IT Trenches

Jun 17 2008   2:28PM GMT

Certificates – who do YOU trust?

Troy Tate Profile: Troy Tate

We are currently going through design and implementation of an Exchange 2007 environment in my organization. Our current e-mail architecture is varied and does not have any version of mail services newer than 6 years old. So, we are learning a lot about Exchange and how it can fit our environment of over 2,200 users globally.

Part of our requirements includes providing access to downlevel clients (Windows 2000 and below) as well as access to remote users. This will be easily accomplished through Outlook Web Access (OWA). As you know, OWA login is usually done on a page with an https or secure sockets layer (SSL) address. The SSL encryption is provided by a certificate hosted on that server. The certificate can be self-signed by the server, signed by an authorized certificate authority (CA) in the organization or by a trusted third-party provider like Verisign or Thawte.

If the certificate is self-signed by the server or by an organizational CA, then somehow the clients need to know about the trusted root or they need to accept the warning that the browser gives when they login to the website. You want the users to understand what trust means or take the question out all together. I vote for the latter. Remove doubt that the certificate is from a trusted source.

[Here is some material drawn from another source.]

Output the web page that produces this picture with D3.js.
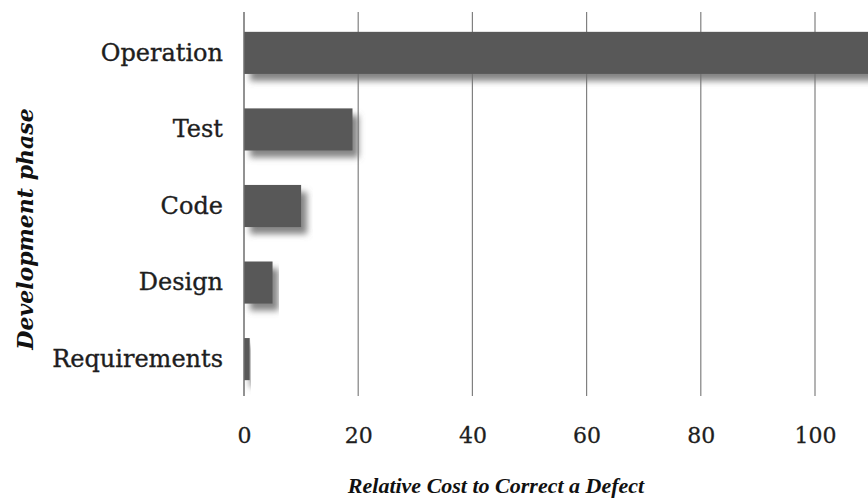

For the external OWA connections, we are purchasing certificates from a recognized third-party. I have gone through several iterations of getting certificates though since this is my first time getting these for an Exchange environment. There is a particular “flavor” of certificate known as a subject alternative name (SAN) or unified communications certificate. A great article on this can be found here. (Take note of the root website here. It is one of the best and most readable Exchange resources you will find since it comes from the Microsoft Exchange product team.)

So, I am now in the process of getting these SAN certificates and will be implementing them this week so the errors will go away when users login to these portals since they know and trust the root certificate authority.

The next challenge is to address this same issue on internal private OWA servers. We will be implementing a two-tier enterprise CA architecture using an offline root and a single enterprise CA. We will be publishing this through Active Directory so the clients recognize this as an internal trusted root. We are then positioned to use this CA for other uses: digital signatures, S/MIME, 802.1x, device authentication and other uses.

As you can tell, this has been a lot of education and work for my company. We have had some help in these efforts since this is entirely new to us and we have to implement it successfully the first time. I will let you know how things go.

Thanks for your time. Let’s be good network citizens together & practice safe networking!